Browsing Homilies

Twenty-third Sunday in Ordinary Time

Is 35:4-7a | Ps 146 | Jas 2:1-5 | Mk 7:31-37

Our readings this weekend are brimming over with baptismal references. Isaiah uses vibrant water imagery to show that God’s love bubbles up and spills over to give life. Streams and rivers and pools and springs burst forth into dry places, allowing for growth and vitality where there was none. The gospel tells the story of a man who cannot hear or speak and of Jesus’ dazzling command Ephphatha! Be opened! We recall this moment in the sacrament of baptism by tracing a cross on the mouths and ears of infants (and adults alike, when their senses are signed with the Cross from their sponsor).

So perhaps this is a week to revisit our own baptism. Many of us, baptized as infants, don’t remember the gift of this day. A bit sad, perhaps; arguably the most important day of our lives, a defining moment of identity and mission, is lost to our weak human memories. We may have photographs, if we are lucky, but our lack of personal memory leads us to depend primarily on the collective memory of the Church. We know what baptisms are like from our ongoing participation in liturgical life. We rely, too, on the important witness of those among us baptized later in life. Theirs is a different story, often more dramatic, a story of choice and challenge and change. Some adults who are baptized struggle with their family’s opposition to this step. Dealing with this reality takes great courage.

More than any social consequences, though, baptism requires courage on the part of either the neophyte (a newly baptized adult) or his or her parents and godparents because in baptism something real is affected. We are really and truly changed. “You have become a new creation!” This is why baptism can only be done once and never repeated. God claims us permanently. We are once and for all made into children of God.

But living our baptisms is also an ongoing process. In much the same way that weddings are celebrated on one day but begin a lifelong marriage, so too is baptism celebrated once while also ushering in an entire new way of life. We have the chance to choose again and again to live up to our baptisms, much like married people choose again and again to live up to their marriage vows. In both instances, some days are easier than others. On the easy days, our good habits kick in, the choice is easy, and the duties are joyful. On the hard days, our vices and weaknesses may get the better of us. We fail to live up to the holiness for which we were made. But in both marriage and baptism, we are called to lean on the grace of the sacrament, renew our promises, and continue to strive for that holiness.

Challenges arise in part because we who are baptized experience spiritual dryness at times. The effects of baptism remain permanent, but our human feelings and emotions are fickle and don’t always reflect the reality of our having been made a “new creation.” We don’t always feel the life that God has given us. Our hearts are sometimes frightened, and Isaiah speaks to us along with Israel: be strong, fear not! Strength here is counterintuitively found in dependence, for it’s God’s action, not our own, that resolves our fear. Perhaps more common than fear, though, is plain boredom. In this instance, too, we rely on God to bring us through, to grant us the grace to persist even when the emotional reward is low.
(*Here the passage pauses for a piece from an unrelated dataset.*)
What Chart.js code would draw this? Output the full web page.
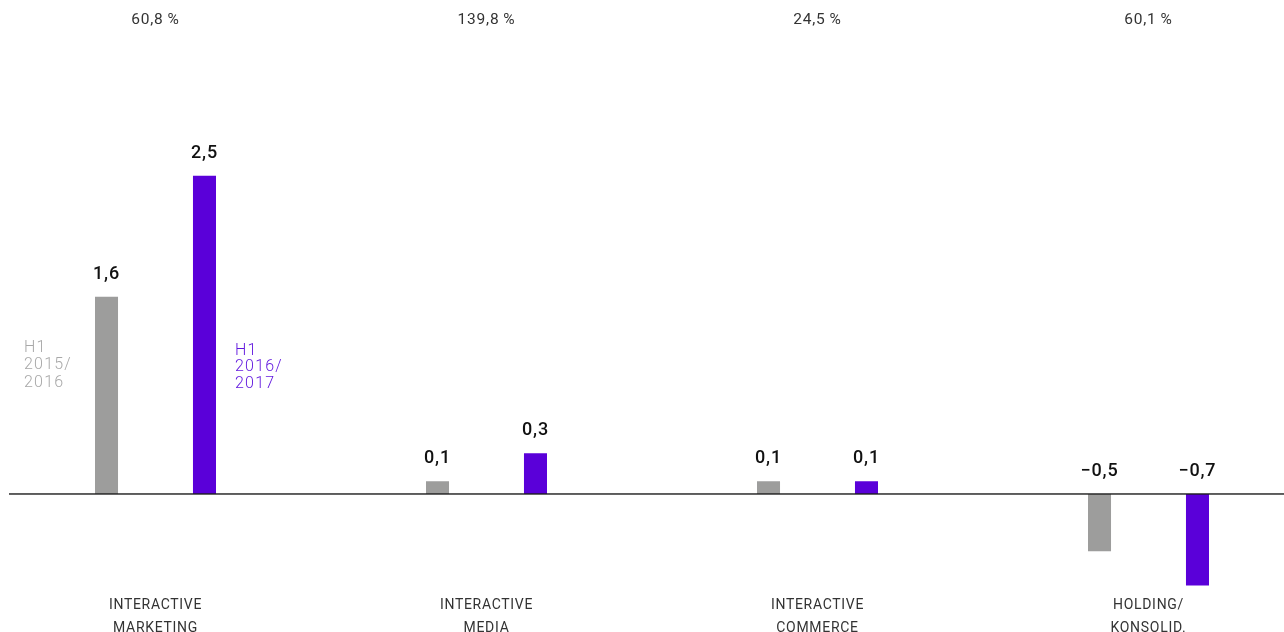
<!DOCTYPE html>
<html>
<head>
<meta charset="utf-8">
<script src="https://cdn.jsdelivr.net/npm/chart.js@4"></script>
<style>
  html, body { margin: 0; padding: 0; background: #fff; overflow: hidden; width: 1284px; height: 632px; }
  #wrap { position: absolute; left: -10px; top: 0; width: 1324px; height: 632px; }
</style>
</head>
<body>
<div id="wrap"><canvas id="segmentChart" width="1324" height="632"></canvas></div>
<script>
// categories (two lines each)
const categories = [
    ["INTERACTIVE", "MARKETING"],
    ["INTERACTIVE", "MEDIA"],
    ["INTERACTIVE", "COMMERCE"],
    ["HOLDING/", "KONSOLID."]
];
// growth shown above each group
const growthLabels = ["60,8\u2009%", "139,8\u2009%", "24,5\u2009%", "60,1\u2009%"];

// H1 2015/2016 and H1 2016/2017
const prevYear = [1.55, 0.1, 0.1, -0.45];
const currYear = [2.5, 0.32, 0.1, -0.72];
const prevYearLabels = ["1,6", "0,1", "0,1", "\u22120,5"];
const currYearLabels = ["2,5", "0,3", "0,1", "\u22120,7"];
const seriesNames = [["H1", "2015/", "2016"], ["H1", "2016/", "2017"]];

const GRAY = "#9d9d9c";
const PURPLE = "#5a00d9";

const textPlugin = {
    id: "segmentText",
    afterDatasetsDraw(chart) {
        const ctx = chart.ctx;
        const x = chart.scales.x;
        const y = chart.scales.y;
        const zeroY = y.getPixelForValue(0);
        const metaPrev = chart.getDatasetMeta(0).data;
        const metaCurr = chart.getDatasetMeta(1).data;
        ctx.save();

        // zero line
        ctx.fillStyle = "#1e1e1e";
        ctx.fillRect(19, zeroY - 0.7, chart.width - 19, 1.4);

        ctx.textAlign = "center";
        ctx.textBaseline = "alphabetic";

        // growth on top
        ctx.font = "15.5px Roboto";
        ctx.letterSpacing = "0.8px";
        ctx.fillStyle = "#333";
        growthLabels.forEach((t, i) => {
            ctx.fillText(t, x.getPixelForValue(i), 24);
        });

        // value labels
        ctx.font = "500 18px Roboto";
        ctx.letterSpacing = "0.8px";
        ctx.fillStyle = "#111";
        const drawVals = (bars, labels) => {
            bars.forEach((bar, i) => {
                const top = Math.min(bar.y, zeroY);
                ctx.fillText(labels[i], bar.x, top - 18);
            });
        };
        drawVals(metaPrev, prevYearLabels);
        drawVals(metaCurr, currYearLabels);

        // category labels
        ctx.font = "14px Roboto";
        ctx.fillStyle = "#333";
        ctx.letterSpacing = "0.7px";
        categories.forEach((lines, i) => {
            const cx = x.getPixelForValue(i);
            ctx.fillText(lines[0], cx, 609);
            ctx.fillText(lines[1], cx, 632);
        });

        // series names beside first group
        ctx.textAlign = "left";
        ctx.font = "300 16px Roboto";
        ctx.letterSpacing = "1.2px";
        ctx.fillStyle = "#a8a8a8";
        const gx = metaPrev[0].x - 82.5;
        [352, 369, 386.5].forEach((by, k) => ctx.fillText(seriesNames[0][k], gx, by));
        ctx.fillStyle = "#5f14de";
        const px = metaCurr[0].x + 30.5;
        [354.5, 371, 387.5].forEach((by, k) => ctx.fillText(seriesNames[1][k], px, by));

        ctx.letterSpacing = "0px";
        ctx.restore();
    }
};

new Chart(document.getElementById("segmentChart"), {
    type: "bar",
    data: {
        labels: categories.map(c => c.join(" ")),
        datasets: [{
            label: seriesNames[0].join(" "),
            data: prevYear,
            backgroundColor: GRAY,
            categoryPercentage: 0.592,
            barPercentage: 0.235
        }, {
            label: seriesNames[1].join(" "),
            data: currYear,
            backgroundColor: PURPLE,
            categoryPercentage: 0.592,
            barPercentage: 0.235
        }]
    },
    options: {
        responsive: false,
        animation: false,
        layout: { padding: { top: 137.6, bottom: 36.2, left: 0, right: 0 } },
        plugins: {
            legend: { display: false },
            tooltip: { enabled: false }
        },
        scales: {
            x: { display: false },
            y: { display: false, min: -0.8, max: 2.8 }
        }
    },
    plugins: [textPlugin]
});
</script>
</body>
</html>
It’s clear through all these readings that God is for the vulnerable, always. This is a God who secures justice for the oppressed and sustains the widows and orphans. In the second reading, we are assured that God chooses those who are poor, promising them richness in faith and an inheritance in the kingdom—gifts of baptism.

So, let’s take the opportunity to remember our baptisms and renew the promises we made on that day. If you don’t know the date of yours, try to find out. Put it on your calendar and commit to celebrating in some way. Re-light the candle given to you on that day (or any candle). Have a treat, invite your family to bless you. Parents, make a big deal out of your child’s anniversary of baptism. I have one dad who always texts me pictures of his kids on their day and the ice-cream they picked out for themselves, to which they’re always treated.

Find ways to keep these promises alive and before you, and not just at church when you bless yourself walking in, or when a sprinkling rite is celebrated, but at home, too; so that we may all grow in faithfulness—to our ever-faithful God.